| PRESIDENT & CEO´S VIEWS ON CORPORATE SOCIAL RESPONSIBILITY
What is the main objective of Finnair's strategy?
The key words of our strategy are Sustainable, Profitable Growth. This conveys a long-term outlook and financial responsibility. Only a financially strong company can fulfil its responsibilities in the social and environmental spheres as well.
How would you crystallise Finnair's corporate social responsibility?
I view corporate social responsibility as the sum of fundamental attitudes and values. It is our way of working. Corporate social responsibility must lie very close to the heart of business operations; it cannot meander all over the place.

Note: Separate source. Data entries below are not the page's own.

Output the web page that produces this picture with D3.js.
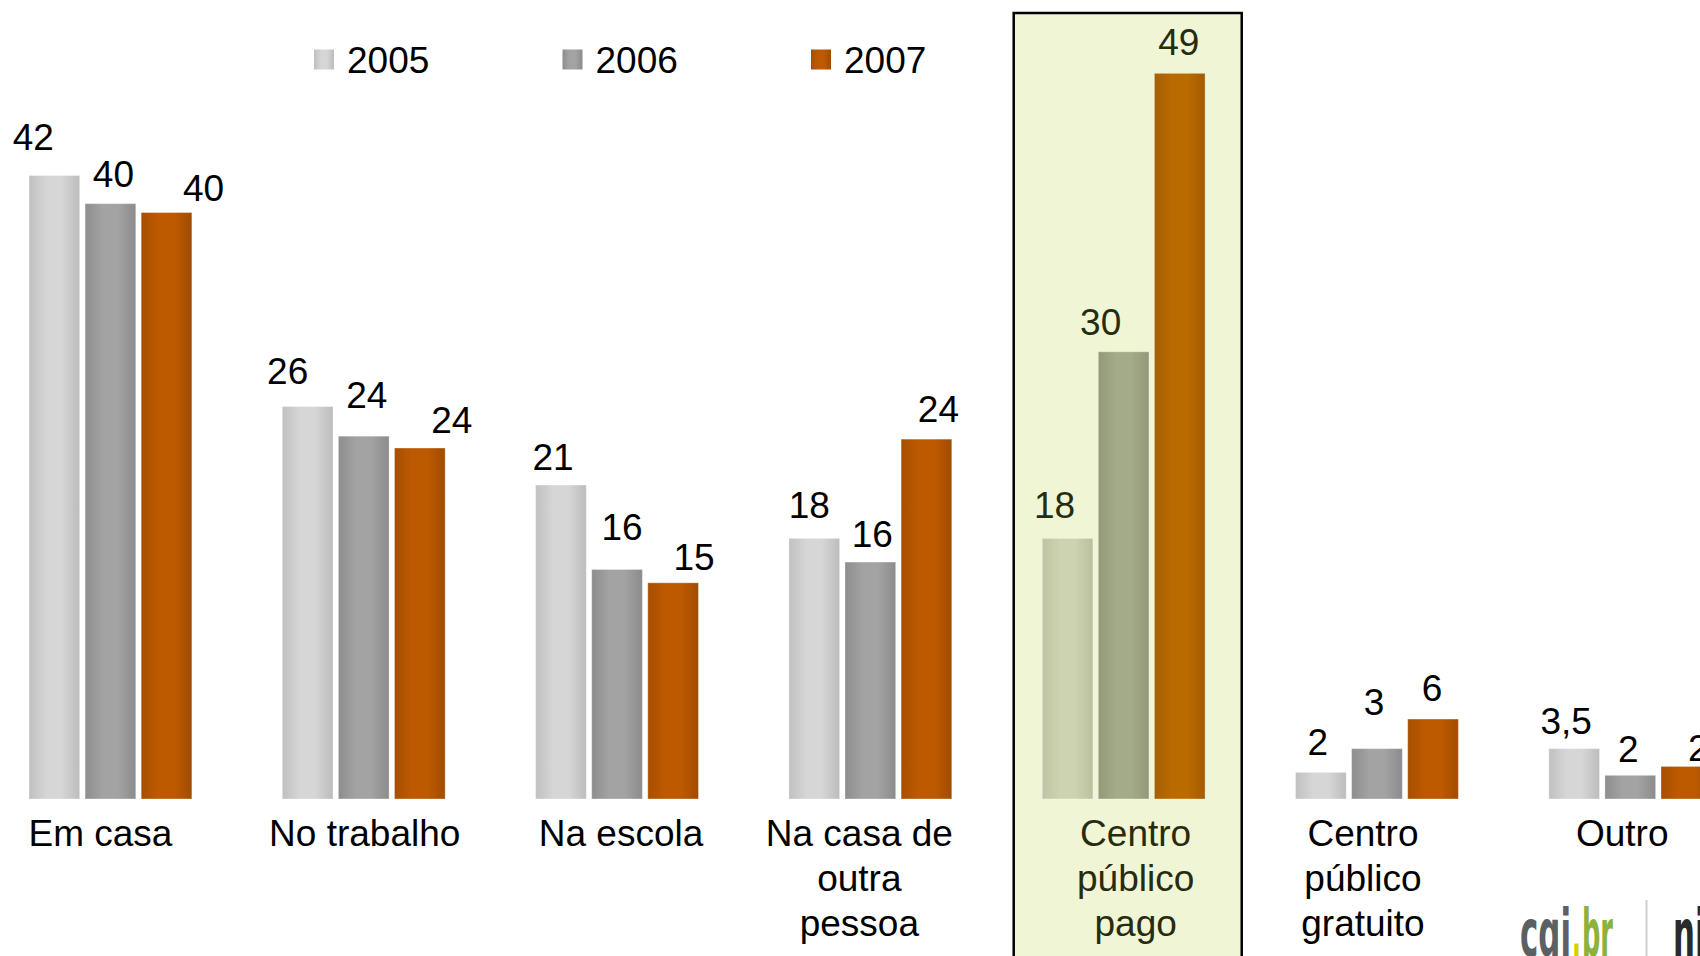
<!DOCTYPE html>
<html lang="pt">
<head>
  <meta charset="UTF-8">
  <title>Local de acesso</title>
  <style>
    html, body { margin: 0; padding: 0; background: #fff; overflow: hidden; }
    svg { display: block; font-family: "Liberation Sans", Arial, sans-serif; }
  </style>
</head>
<body>
  <div id="chart"></div>
  <script src="https://cdn.jsdelivr.net/npm/d3@7"></script>
  <script>
    const width = 1700
    const height = 956

    // data
    const categories = ['Em casa', 'No trabalho', 'Na escola', 'Na casa de\noutra\npessoa',
      'Centro\npúblico\npago', 'Centro\npúblico\ngratuito', 'Outro']
    const years = ['2005', '2006', '2007']
    const values2005 = [42.1, 26.5, 21.2, 17.6, 17.6, 1.8, 3.4]
    const values2006 = [40.2, 24.5, 15.5, 16.0, 30.2, 3.4, 1.6]
    const values2007 = [39.6, 23.7, 14.6, 24.3, 49.0, 5.4, 2.2]
    const labels2005 = ['42', '26', '21', '18', '18', '2', '3,5']
    const labels2006 = ['40', '24', '16', '16', '30', '3', '2']
    const labels2007 = ['40', '24', '15', '24', '49', '6', '2']
    const highlighted = 'Centro\npúblico\npago'

    // hand placed value labels (offset from bar centre, gap above bar top)
    const labelDx = [[-21, 3, 37], [-20, 3, 32], [-8, 5, 21], [-5, 2, 12],
      [-13, -23, -1], [-3, -3, -1], [-8, -2, 12]]
    const labelGap = [[25, 17, 12], [23, 28, 15], [15, 29, 13], [20, 15, 17],
      [20, 17, 18], [17, 34, 18], [15, 13, 5]]
    const catDx = [-10, 1, 4, -11, 12, -14, -8]

    const series = [values2005, values2006, values2007]
    const seriesLabels = [labels2005, labels2006, labels2007]

    const colors = {
      normal: [['#c0c0c0', '#d6d6d6', '#bcbcbc'], ['#8d8d8d', '#a3a3a3', '#8b8b8b'], ['#a74f00', '#bd5a00', '#a04c00']],
      hi: [['#bec5a2', '#cdd3b1', '#b9c09d'], ['#939977', '#a4ab89', '#92987a'], ['#a65f00', '#ba6b00', '#a25c00']]
    }

    const svg = d3.select('#chart').append('svg')
      .attr('width', width)
      .attr('height', height)

    const defs = svg.append('defs')
    Object.keys(colors).forEach(k => {
      colors[k].forEach((c, j) => {
        const gr = defs.append('linearGradient')
          .attr('id', `g-${k}-${j}`)
          .attr('x1', '0%').attr('x2', '100%')
        gr.append('stop').attr('offset', '0%').attr('stop-color', c[0])
        gr.append('stop').attr('offset', '35%').attr('stop-color', c[1])
        gr.append('stop').attr('offset', '65%').attr('stop-color', c[1])
        gr.append('stop').attr('offset', '100%').attr('stop-color', c[2])
      })
    })

    const x0 = d3.scaleBand()
      .domain(categories)
      .range([29, 1711.7])
      .paddingInner(0.357)
      .paddingOuter(0)

    const x1 = d3.scaleBand()
      .domain(years)
      .range([0, x0.bandwidth()])
      .paddingInner(0.096)

    const y = d3.scaleLinear()
      .domain([0, 50])
      .range([799, 799 - 50 * 14.81])

    // highlight box
    const hx = x0(highlighted)
    svg.append('rect')
      .attr('x', hx - 28.5)
      .attr('y', 13)
      .attr('width', 228)
      .attr('height', height)
      .attr('fill', '#f0f5d6')
      .attr('stroke', '#000')
      .attr('stroke-width', 2.5)

    // legend
    const legend = svg.append('g')
    years.forEach((yr, j) => {
      const lx = 314 + j * 248.5
      legend.append('rect')
        .attr('x', lx).attr('y', 49.5)
        .attr('width', 20).attr('height', 20)
        .attr('fill', `url(#g-normal-${j})`)
      legend.append('text')
        .attr('x', lx + 33).attr('y', 73)
        .attr('font-size', 37)
        .attr('fill', '#000')
        .text(yr)
    })

    // bars
    const groups = svg.selectAll('g.cat')
      .data(categories)
      .join('g')
      .attr('class', 'cat')
      .attr('transform', d => `translate(${x0(d)},0)`)

    groups.each(function (cat, i) {
      const g = d3.select(this)
      const hi = cat === highlighted
      const txt = hi ? '#262c10' : '#000'
      years.forEach((yr, j) => {
        const v = series[j][i]
        g.append('rect')
          .attr('x', x1(yr))
          .attr('y', y(v))
          .attr('width', x1.bandwidth())
          .attr('height', y(0) - y(v))
          .attr('fill', `url(#g-${hi ? 'hi' : 'normal'}-${j})`)
          .attr('stroke', '#fff')
          .attr('stroke-opacity', 0.35)
          .attr('stroke-width', 1)

        g.append('text')
          .attr('x', x1(yr) + x1.bandwidth() / 2 + labelDx[i][j])
          .attr('y', y(v) - labelGap[i][j])
          .attr('text-anchor', 'middle')
          .attr('font-size', 37)
          .attr('fill', txt)
          .text(seriesLabels[j][i])
      })

      const lines = cat.split('\n')
      const t = g.append('text')
        .attr('text-anchor', 'middle')
        .attr('font-size', 37)
        .attr('fill', txt)
      lines.forEach((ln, k) => {
        t.append('tspan')
          .attr('x', x0.bandwidth() / 2 + catDx[i])
          .attr('y', 846 + k * 45)
          .text(ln)
      })
    })

    // logo, bottom right (each piece its own condensed text)
    const logo = svg.append('g')
      .attr('font-family', '"DejaVu Sans", sans-serif')
      .attr('font-weight', 'bold')
      .attr('font-size', 66)
    const logoParts = [
      { t: 'cgi', x: 1520, w: 51, c: '#5b6062' },
      { t: '.', x: 1572, w: 9, c: '#cfd400' },
      { t: 'br', x: 1582, w: 31, c: '#8cb23c' }
    ]
    logoParts.forEach(p => {
      logo.append('text')
        .attr('x', p.x).attr('y', 956)
        .attr('textLength', p.w)
        .attr('lengthAdjust', 'spacingAndGlyphs')
        .attr('fill', p.c)
        .text(p.t)
    })

    logo.append('line')
      .attr('x1', 1646.5).attr('x2', 1646.5)
      .attr('y1', 900).attr('y2', 956)
      .attr('stroke', '#d0d0d0')
      .attr('stroke-width', 2)

    logo.append('text')
      .attr('x', 1673).attr('y', 956)
      .attr('textLength', 100)
      .attr('lengthAdjust', 'spacingAndGlyphs')
      .attr('fill', '#2a2a2a')
      .text('nic.br')
  </script>
</body>
</html>
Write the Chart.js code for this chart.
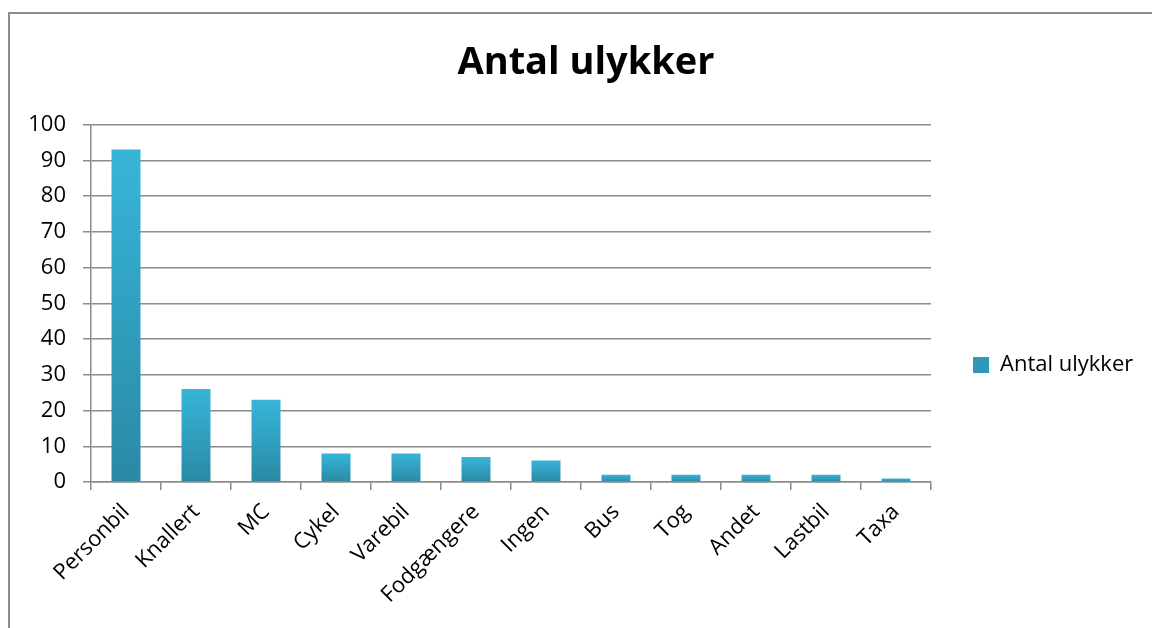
<!DOCTYPE html>
<html>
<head>
<meta charset="utf-8">
<script src="https://cdn.jsdelivr.net/npm/chart.js@4"></script>
<style>
    html, body { margin: 0; padding: 0; background: #fff; }
    #wrap { position: relative; width: 1152px; height: 628px; overflow: hidden; }
    #frame {
        position: absolute; left: 8px; top: 12px; width: 1200px; height: 700px;
        border-top: 2px solid #8c8c8c; border-left: 2px solid #8c8c8c;
    }
    #chart { position: absolute; left: 0; top: 0; }
</style>
</head>
<body>
<div id="wrap">
    <div id="frame"></div>
    <canvas id="chart" width="1152" height="628"></canvas>
</div>
<script>
// Antal ulykker fordelt på køretøjstype

const categories = ['Personbil', 'Knallert', 'MC', 'Cykel', 'Varebil', 'Fodgængere', 'Ingen', 'Bus', 'Tog', 'Andet', 'Lastbil', 'Taxa'];
const ulykker = [93, 26, 23, 8, 8, 7, 6, 2, 2, 2, 2, 1];
const yTicks = [0, 10, 20, 30, 40, 50, 60, 70, 80, 90, 100];

const FONT = "'Open Sans', 'DejaVu Sans', sans-serif";
const GRID = '#8c8c8c';

// gradient per søjle: lys top, mørk bund
function barGradient(ctx) {
    const chart = ctx.chart;
    if (ctx.type !== 'data' || !chart.chartArea) return '#31a6c9';
    const y = chart.scales.y;
    const top = y.getPixelForValue(ctx.raw);
    const base = y.getPixelForValue(0);
    const g = chart.ctx.createLinearGradient(0, top, 0, base);
    g.addColorStop(0, '#37b5d9');
    g.addColorStop(1, '#2a89a5');
    return g;
}

// fast legendebredde og lodret placering som i originalen
const legendPlacement = {
    id: 'legendPlacement',
    afterInit(chart) {
        const legend = chart.legend;
        const fit = legend.fit;
        legend.fit = function () {
            fit.call(this);
            this.width = 221;
        };
    },
    afterLayout(chart) {
        chart.legend.top += 51;
        chart.legend.bottom += 51;
    }
};

new Chart(document.getElementById('chart'), {
    type: 'bar',
    data: {
        labels: categories,
        datasets: [{
            label: 'Antal ulykker',
            data: ulykker,
            backgroundColor: barGradient,
            borderWidth: 0,
            barPercentage: 0.414,
            categoryPercentage: 1
        }]
    },
    options: {
        responsive: false,
        animation: false,
        layout: { padding: { left: 20, right: 0, top: 0, bottom: 0 } },
        scales: {
            x: {
                grid: { drawOnChartArea: false, drawTicks: true, tickLength: 8, color: GRID, lineWidth: 1.5, offset: true },
                border: { color: GRID, width: 1.5 },
                ticks: { color: '#000', font: { family: FONT, size: 22 }, minRotation: 45, maxRotation: 45, padding: 9, autoSkip: false },
                afterFit(scale) { scale.height = 146; }
            },
            y: {
                min: 0,
                max: 100,
                afterBuildTicks(scale) { scale.ticks = yTicks.map(v => ({ value: v })); },
                grid: { color: GRID, lineWidth: 1.5, tickLength: 8 },
                border: { color: GRID, width: 1.5 },
                ticks: { color: '#000', font: { family: FONT, size: 22 }, padding: 17 },
                afterFit(scale) { scale.width = 71; }
            }
        },
        plugins: {
            title: {
                display: true,
                text: 'Antal ulykker',
                color: '#000',
                font: { family: FONT, size: 38, weight: 'bold' },
                padding: { top: 40, bottom: 39 }
            },
            legend: {
                position: 'right',
                labels: {
                    color: '#000',
                    font: { family: FONT, size: 22 },
                    boxWidth: 16,
                    boxHeight: 16,
                    padding: 42
                }
            },
            tooltip: { enabled: false }
        }
    },
    plugins: [legendPlacement]
});
</script>
</body>
</html>
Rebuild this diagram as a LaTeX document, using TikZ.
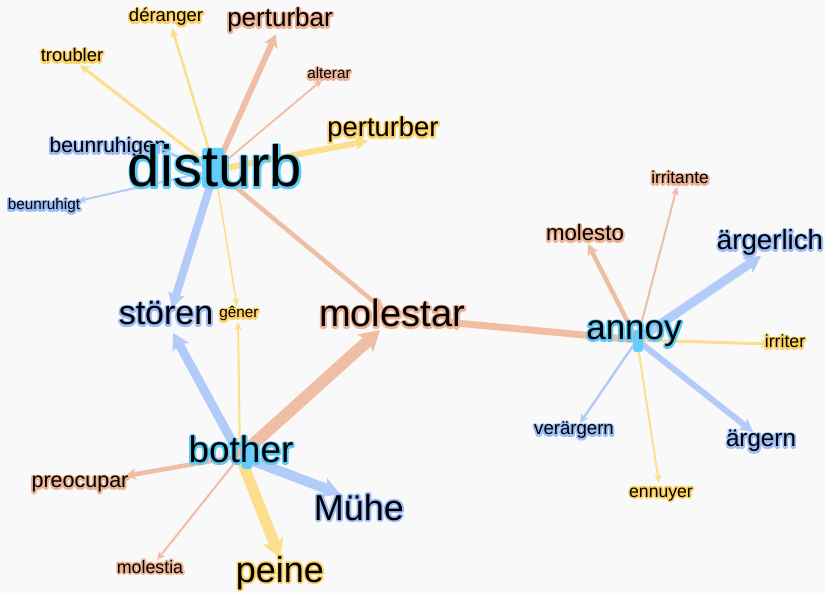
\documentclass[tikz,border=0pt]{standalone}
\usepackage{fontspec}
\setmainfont{Liberation Sans}
\usetikzlibrary{arrows.meta}

% edge colours
\definecolor{edgeB}{HTML}{B2CBF8}
\definecolor{edgeO}{HTML}{EFBEA4}
\definecolor{edgeY}{HTML}{FDDE8C}
% halo colours behind the words
\definecolor{haloB}{HTML}{9DBDF6}
\definecolor{haloO}{HTML}{EDB294}
\definecolor{haloY}{HTML}{FCD163}
\definecolor{haloC}{HTML}{5BCBF8}
\definecolor{hubfill}{HTML}{66CCFF}
\definecolor{paper}{HTML}{F9F9F9}

% black text over a stroked copy of itself in the halo colour
\newcommand\halotext[2]{%
  \setbox0=\hbox{#2}%
  \rlap{\special{pdf:literal direct 1 Tr 3.6 w 1 j 1 J}{\color{#1}#2}\special{pdf:literal direct 0 Tr}}%
  \box0}
\newcommand\wB[1]{\halotext{haloB}{#1}}
\newcommand\wO[1]{\halotext{haloO}{#1}}
\newcommand\wY[1]{\halotext{haloY}{#1}}
\newcommand\wC[1]{\halotext{haloC}{#1}}

\tikzset{
  edge/.style={line width=#1, -{Stealth[length=5.5pt 1.2, width=4pt 1.6, inset=1pt 0.3]}},
  lbl/.style={inner sep=0pt, anchor=base, text=black, font=\fontsize{#1}{#1}\selectfont},
  hubdot/.style={fill=hubfill, draw=none, rounded corners=3pt, inner sep=0pt}
}

\begin{document}
\begin{tikzpicture}[x=1pt, y=-1pt]
  \fill[paper] (0,0) rectangle (825,593);
  \useasboundingbox (0,0) rectangle (825,593);

  % hub points
  \coordinate (hD) at (215,170);
  \coordinate (hB) at (240,456);
  \coordinate (hA) at (637,340);

  % arrow tips
  \coordinate (tDeranger) at (172,28);
  \coordinate (tTroubler) at (80,65);
  \coordinate (tPerturbar) at (276,34);
  \coordinate (tAlterar) at (322,80);
  \coordinate (tPerturber) at (368,141);
  \coordinate (tBeunruhigen) at (160,150);
  \coordinate (tBeunruhigt) at (78,201);
  \coordinate (tStorenD) at (172,308);
  \coordinate (tGenerD) at (237,306);
  \coordinate (tMolestarD) at (385,311);
  \coordinate (tStorenB) at (173,333);
  \coordinate (tGenerB) at (238,322);
  \coordinate (tMolestarB) at (380,330);
  \coordinate (tPreocupar) at (125,476);
  \coordinate (tMolestia) at (157,560);
  \coordinate (tPeine) at (280,558);
  \coordinate (tMuehe) at (340,494);
  \coordinate (tMolestarA) at (445,322);
  \coordinate (tMolesto) at (588,244);
  \coordinate (tIrritante) at (677,187);
  \coordinate (tAergerlich) at (761,256);
  \coordinate (tIrriter) at (770,344);
  \coordinate (tAergern) at (753,432);
  \coordinate (tEnnuyer) at (659,483);
  \coordinate (tVeraergern) at (580,423);

  % edges from "disturb"
  \draw[edge=2.5, edgeY] (hD) -- (tDeranger);
  \draw[edge=3, edgeY] (hD) -- (tTroubler);
  \draw[edge=6, edgeO] (hD) -- (tPerturbar);
  \draw[edge=1.8, edgeO] (hD) -- (tAlterar);
  \draw[edge=6, edgeY] (hD) -- (tPerturber);
  \draw[edge=3, edgeB] (hD) -- (tBeunruhigen);
  \draw[edge=2, edgeB] (hD) -- (tBeunruhigt);
  \draw[edge=8, edgeB] (hD) -- (tStorenD);
  \draw[edge=1.5, edgeY] (hD) -- (tGenerD);
  \draw[edge=4.5, edgeO] (hD) -- (tMolestarD);

  % edges from "bother"
  \draw[edge=9, edgeB] (hB) -- (tStorenB);
  \draw[edge=2, edgeY] (hB) -- (tGenerB);
  \draw[edge=12, edgeO] (hB) -- (tMolestarB);
  \draw[edge=4.5, edgeO] (hB) -- (tPreocupar);
  \draw[edge=2, edgeO] (hB) -- (tMolestia);
  \draw[edge=11, edgeY] (hB) -- (tPeine);
  \draw[edge=10, edgeB] (hB) -- (tMuehe);

  % edges from "annoy"
  \draw[edge=7, edgeO] (hA) -- (tMolestarA);
  \draw[edge=4.5, edgeO] (hA) -- (tMolesto);
  \draw[edge=2, edgeO] (hA) -- (tIrritante);
  \draw[edge=9, edgeB] (hA) -- (tAergerlich);
  \draw[edge=3, edgeY] (hA) -- (tIrriter);
  \draw[edge=6, edgeB] (hA) -- (tAergern);
  \draw[edge=2, edgeY] (hA) -- (tEnnuyer);
  \draw[edge=2.5, edgeB] (hA) -- (tVeraergern);

  % hub markers
  \node[hubdot, minimum width=22pt, minimum height=40pt] (dotD) at (213,168) {};
  \node[hubdot, minimum width=11pt, minimum height=22pt] (dotB) at (247,458) {};
  \node[hubdot, minimum width=10pt, minimum height=22pt] (dotA) at (638,341) {};

  % words
  \node[lbl=26] (perturbar) at (280,27) {\wO{perturbar}};
  \node[lbl=18.5] (deranger) at (166,22) {\wY{déranger}};
  \node[lbl=18.4] (troubler) at (72,62) {\wY{troubler}};
  \node[lbl=15.3] (alterar) at (329,79) {\wO{alterar}};
  \node[lbl=27.4] (perturber) at (383,137) {\wY{perturber}};
  \node[lbl=21] (beunruhigen) at (108,153) {\wB{beunruhigen}};
  \node[lbl=15.3] (beunruhigt) at (44,210) {\wB{beunruhigt}};
  \node[lbl=58] (disturb) at (215,187) {\wC{disturb}};

  \node[lbl=34] (storen) at (166,325) {\wB{stören}};
  \node[lbl=15.3] (gener) at (239,318) {\wY{gêner}};
  \node[lbl=38] (molestar) at (392,327) {\wO{molestar}};
  \node[lbl=21.5] (preocupar) at (80,488) {\wO{preocupar}};
  \node[lbl=17.8] (molestia) at (150,573) {\wO{molestia}};
  \node[lbl=36] (peine) at (280,582) {\wY{peine}};
  \node[lbl=36] (muehe) at (359,520) {\wB{Mühe}};
  \node[lbl=37] (bother) at (241,463) {\wC{bother}};

  \node[lbl=22.2] (molesto) at (585,241) {\wO{molesto}};
  \node[lbl=17.2] (irritante) at (680,184) {\wO{irritante}};
  \node[lbl=27.7] (aergerlich) at (770,250) {\wB{ärgerlich}};
  \node[lbl=17.7] (irriter) at (785,348) {\wY{irriter}};
  \node[lbl=18.6] (veraergern) at (574,435) {\wB{verärgern}};
  \node[lbl=24.2] (aergern) at (761,447) {\wB{ärgern}};
  \node[lbl=17.6] (ennuyer) at (661,497) {\wY{ennuyer}};
  \node[lbl=35] (annoy) at (634,340) {\wC{annoy}};
\end{tikzpicture}
\end{document}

Corporate social responsibility is built on three pillars, namely financial responsibility, environmental responsibility and responsibility to the community at large. This is the unifying factor that connects everything to everything else. Corporate social responsibility is not a fruit cake from which you can pluck out the best bits, saying this is important and forgetting about the rest.
Finnair has been an integral part of Finnish society for more than 80 years. Does that entail a special responsibility?
Through its entire existence, Finnair has won a reputation for being a quality act. We have operated very responsibly through all these decades. We want to belong among the best, qualitatively, accepting our responsibilities and acting as a good example.
Our long history is not in itself any guarantee of future success, although our bank of experience and know-how will surely help. We have to be able to adapt to new situations, to a new age. We are, moreover, permanently living in a new era of lower fares.
I consider us genuinely to be an important part of the competitiveness of Finnish society, and we provide services that are vital for business life. A thriving, successful Finland is in Finnair's interests.
Conditions have been exceptionally difficult for airlines in recent years. How can you maintain a sense of responsibility also when times are hard?
Taking the industry as a whole, even the best companies have not been very profitable. Airlines have been unable to achieve a healthy level of profitability. This situation is not sustainable.
In recent years, a large number of employees in the industry have lost their jobs. New companies have come into the market with a clean slate and have been more competitive. We have to dismantle the structures of the past if we intend to fulfil our responsibility for the company's future. This process of change will be difficult.
The foundation for everything is financial responsibility, otherwise we cannot deliver on environmental responsibility or social responsibility. To ensure a viable, healthy company, we have to make structural decisions in respect of costs. This constitutes a sense of responsibility for the future and for the company as a whole.
In what direction will Finnair's corporate social responsibility develop in future?
We will endeavour through anticipatory measures to avoid ending up in a cul-de-sac. Finnair operations will be genuinely long term and responsible. We are coming generally to culmination points where stronger global steps will be inevitable. In Finnair, we want to keep our tools at a high level of quality, so that we do not generate noise or burn fuel unnecessarily.
My vision is that the environment of free competition will highlight the significance and understanding of financial responsibility. We are speaking here about sound finances, not about huge profits.
Another factor which will probably by emphasised is people's wellbeing and an understanding of softer issues. Motivation and wellbeing in work promote productivity.